### Data lines
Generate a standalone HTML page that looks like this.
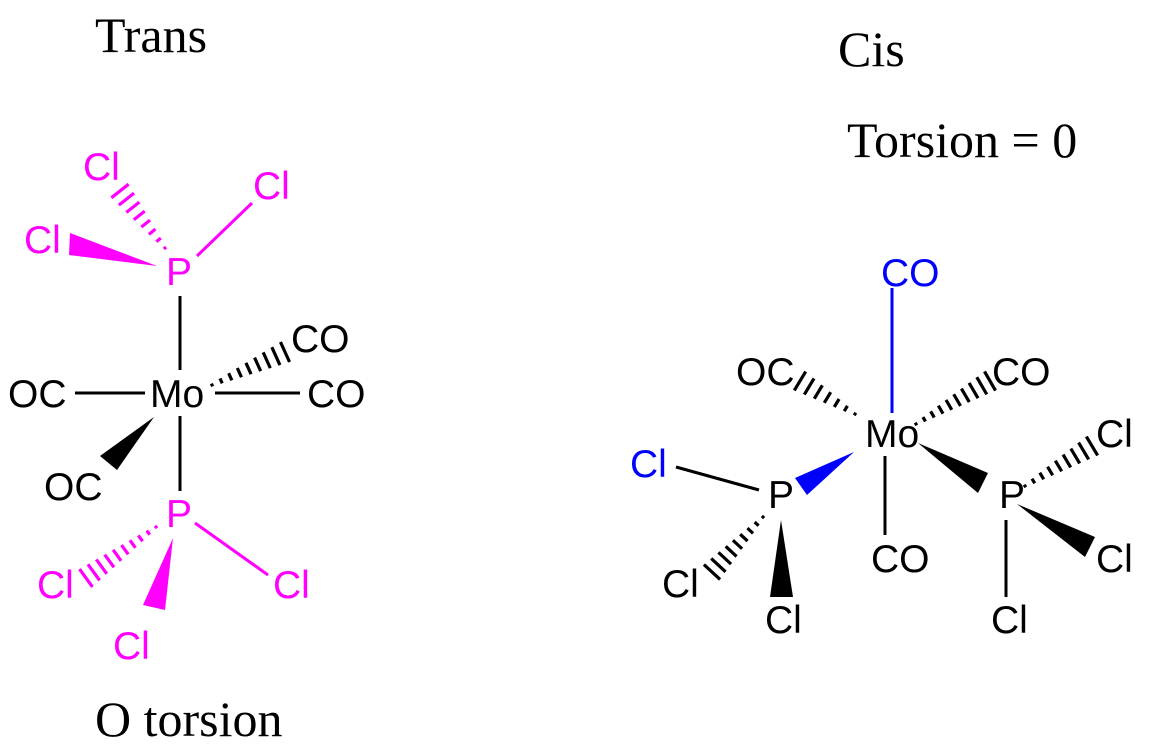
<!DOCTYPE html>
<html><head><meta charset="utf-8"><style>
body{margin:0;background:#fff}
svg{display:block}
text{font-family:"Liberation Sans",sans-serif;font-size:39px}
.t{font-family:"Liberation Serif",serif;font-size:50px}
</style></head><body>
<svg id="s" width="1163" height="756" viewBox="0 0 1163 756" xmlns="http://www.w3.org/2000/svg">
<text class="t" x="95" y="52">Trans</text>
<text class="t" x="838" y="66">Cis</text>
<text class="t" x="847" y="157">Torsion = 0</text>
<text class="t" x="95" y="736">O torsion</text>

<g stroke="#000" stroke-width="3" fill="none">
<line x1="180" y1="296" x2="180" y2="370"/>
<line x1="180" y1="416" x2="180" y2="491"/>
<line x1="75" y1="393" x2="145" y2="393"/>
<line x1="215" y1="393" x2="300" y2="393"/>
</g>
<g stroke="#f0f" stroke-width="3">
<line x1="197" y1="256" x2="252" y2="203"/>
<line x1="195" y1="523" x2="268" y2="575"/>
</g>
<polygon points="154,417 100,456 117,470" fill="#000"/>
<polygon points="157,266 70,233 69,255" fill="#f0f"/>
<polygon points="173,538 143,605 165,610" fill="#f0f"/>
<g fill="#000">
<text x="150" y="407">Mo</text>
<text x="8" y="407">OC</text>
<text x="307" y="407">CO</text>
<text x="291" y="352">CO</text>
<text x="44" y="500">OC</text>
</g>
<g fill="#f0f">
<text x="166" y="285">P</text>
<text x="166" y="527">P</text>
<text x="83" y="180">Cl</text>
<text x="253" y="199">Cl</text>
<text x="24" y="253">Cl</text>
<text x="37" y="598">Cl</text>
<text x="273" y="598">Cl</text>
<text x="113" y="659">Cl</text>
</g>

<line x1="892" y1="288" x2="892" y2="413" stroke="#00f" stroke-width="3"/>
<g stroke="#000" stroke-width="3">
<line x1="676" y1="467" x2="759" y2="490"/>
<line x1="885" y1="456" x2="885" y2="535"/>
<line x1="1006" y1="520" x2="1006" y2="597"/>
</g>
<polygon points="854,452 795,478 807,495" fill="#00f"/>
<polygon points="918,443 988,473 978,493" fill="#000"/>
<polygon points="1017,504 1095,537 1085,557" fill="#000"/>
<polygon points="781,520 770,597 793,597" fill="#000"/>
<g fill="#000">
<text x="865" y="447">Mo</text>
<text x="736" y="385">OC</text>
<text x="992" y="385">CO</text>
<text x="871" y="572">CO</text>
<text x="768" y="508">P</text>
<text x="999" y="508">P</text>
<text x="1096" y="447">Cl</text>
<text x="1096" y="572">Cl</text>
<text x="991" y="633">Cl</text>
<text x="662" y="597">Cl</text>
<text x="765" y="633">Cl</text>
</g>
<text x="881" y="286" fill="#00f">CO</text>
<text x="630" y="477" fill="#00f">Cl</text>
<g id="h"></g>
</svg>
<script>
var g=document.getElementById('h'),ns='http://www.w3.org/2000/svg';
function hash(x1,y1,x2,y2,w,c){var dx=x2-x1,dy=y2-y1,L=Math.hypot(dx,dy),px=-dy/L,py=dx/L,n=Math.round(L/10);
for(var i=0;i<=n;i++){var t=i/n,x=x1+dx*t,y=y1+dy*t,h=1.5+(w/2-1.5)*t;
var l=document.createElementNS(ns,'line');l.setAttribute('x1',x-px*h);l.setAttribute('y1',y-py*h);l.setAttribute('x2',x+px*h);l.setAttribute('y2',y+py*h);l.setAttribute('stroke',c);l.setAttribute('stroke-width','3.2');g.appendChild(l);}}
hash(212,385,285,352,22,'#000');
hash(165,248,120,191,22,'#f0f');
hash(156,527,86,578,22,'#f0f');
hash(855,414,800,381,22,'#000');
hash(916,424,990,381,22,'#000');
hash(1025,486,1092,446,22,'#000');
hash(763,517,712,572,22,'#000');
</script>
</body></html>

### Requirement
Reproduce each line exactly, please, except for any pictures.

### Solution to this problem
Generate a standalone HTML page that looks like this.
<!DOCTYPE html>
<html><head><meta charset="utf-8"><style>
body{margin:0;background:#fff}
svg{display:block}
text{font-family:"Liberation Sans",sans-serif;font-size:39px}
.t{font-family:"Liberation Serif",serif;font-size:50px}
</style></head><body>
<svg id="s" width="1163" height="756" viewBox="0 0 1163 756" xmlns="http://www.w3.org/2000/svg">
<text class="t" x="95" y="52">Trans</text>
<text class="t" x="838" y="66">Cis</text>
<text class="t" x="847" y="157">Torsion = 0</text>
<text class="t" x="95" y="736">O torsion</text>

<g stroke="#000" stroke-width="3" fill="none">
<line x1="180" y1="296" x2="180" y2="370"/>
<line x1="180" y1="416" x2="180" y2="491"/>
<line x1="75" y1="393" x2="145" y2="393"/>
<line x1="215" y1="393" x2="300" y2="393"/>
</g>
<g stroke="#f0f" stroke-width="3">
<line x1="197" y1="256" x2="252" y2="203"/>
<line x1="195" y1="523" x2="268" y2="575"/>
</g>
<polygon points="154,417 100,456 117,470" fill="#000"/>
<polygon points="157,266 70,233 69,255" fill="#f0f"/>
<polygon points="173,538 143,605 165,610" fill="#f0f"/>
<g fill="#000">
<text x="150" y="407">Mo</text>
<text x="8" y="407">OC</text>
<text x="307" y="407">CO</text>
<text x="291" y="352">CO</text>
<text x="44" y="500">OC</text>
</g>
<g fill="#f0f">
<text x="166" y="285">P</text>
<text x="166" y="527">P</text>
<text x="83" y="180">Cl</text>
<text x="253" y="199">Cl</text>
<text x="24" y="253">Cl</text>
<text x="37" y="598">Cl</text>
<text x="273" y="598">Cl</text>
<text x="113" y="659">Cl</text>
</g>

<line x1="892" y1="288" x2="892" y2="413" stroke="#00f" stroke-width="3"/>
<g stroke="#000" stroke-width="3">
<line x1="676" y1="467" x2="759" y2="490"/>
<line x1="885" y1="456" x2="885" y2="535"/>
<line x1="1006" y1="520" x2="1006" y2="597"/>
</g>
<polygon points="854,452 795,478 807,495" fill="#00f"/>
<polygon points="918,443 988,473 978,493" fill="#000"/>
<polygon points="1017,504 1095,537 1085,557" fill="#000"/>
<polygon points="781,520 770,597 793,597" fill="#000"/>
<g fill="#000">
<text x="865" y="447">Mo</text>
<text x="736" y="385">OC</text>
<text x="992" y="385">CO</text>
<text x="871" y="572">CO</text>
<text x="768" y="508">P</text>
<text x="999" y="508">P</text>
<text x="1096" y="447">Cl</text>
<text x="1096" y="572">Cl</text>
<text x="991" y="633">Cl</text>
<text x="662" y="597">Cl</text>
<text x="765" y="633">Cl</text>
</g>
<text x="881" y="286" fill="#00f">CO</text>
<text x="630" y="477" fill="#00f">Cl</text>
<g id="h"></g>
</svg>
<script>
var g=document.getElementById('h'),ns='http://www.w3.org/2000/svg';
function hash(x1,y1,x2,y2,w,c){var dx=x2-x1,dy=y2-y1,L=Math.hypot(dx,dy),px=-dy/L,py=dx/L,n=Math.round(L/10);
for(var i=0;i<=n;i++){var t=i/n,x=x1+dx*t,y=y1+dy*t,h=1.5+(w/2-1.5)*t;
var l=document.createElementNS(ns,'line');l.setAttribute('x1',x-px*h);l.setAttribute('y1',y-py*h);l.setAttribute('x2',x+px*h);l.setAttribute('y2',y+py*h);l.setAttribute('stroke',c);l.setAttribute('stroke-width','3.2');g.appendChild(l);}}
hash(212,385,285,352,22,'#000');
hash(165,248,120,191,22,'#f0f');
hash(156,527,86,578,22,'#f0f');
hash(855,414,800,381,22,'#000');
hash(916,424,990,381,22,'#000');
hash(1025,486,1092,446,22,'#000');
hash(763,517,712,572,22,'#000');
</script>
</body></html>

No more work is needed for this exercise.